The European plane maker has been forced to go back to the drawing board after the lukewarm response from airline customers to the A350, which has been designed as a competitor to Boeing's 787 Dreamliner. Airbus has won just 100 orders for the A350 compared with 350 for the rival Boeing jet.

The plan now is to redesign the A350 with a wider fuselage, a bigger all-composite wing and more powerful engines with a thrust of up to 90,000lbs. This would have serious implications for the amount of repayable launch aid Airbus is likely to request from Britain and its three other partner governments in France, Germany and Spain.

Subsidy rules allow it to receive one-third of total development costs. So far the UK has agreed to provide Airbus with £380m in launch aid. The figure is high because the all-composite wing, which will be built in Britain, accounts for a bigger proportion of development costs than previous Airbus aircraft. But this figure is likely to go higher still - perhaps requiring the UK taxpayer to provide as much £500m-£600m in support.

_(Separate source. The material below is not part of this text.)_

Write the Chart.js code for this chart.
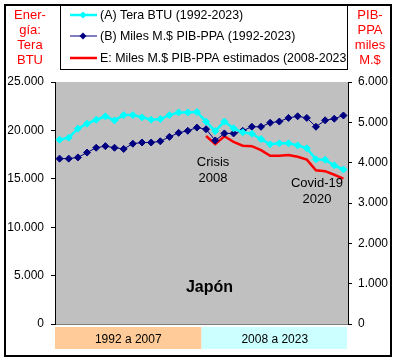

An Airbus spokesman said: "A350 sales are doing well but we are obviously listening to customers. We have said we will come back in the summer with the final configuration."

The escalating costs of the A350, together with the expense of developing the military A400M plane, are thought to be partly behind BAE Systems' decision to sell its 20 per cent stake in Airbus to the majority shareholder, Eads. BAE has initiated a "put option" process which kicks in from early June and will give the two sides 30 days to settle on a price unless they make a breakthrough before then.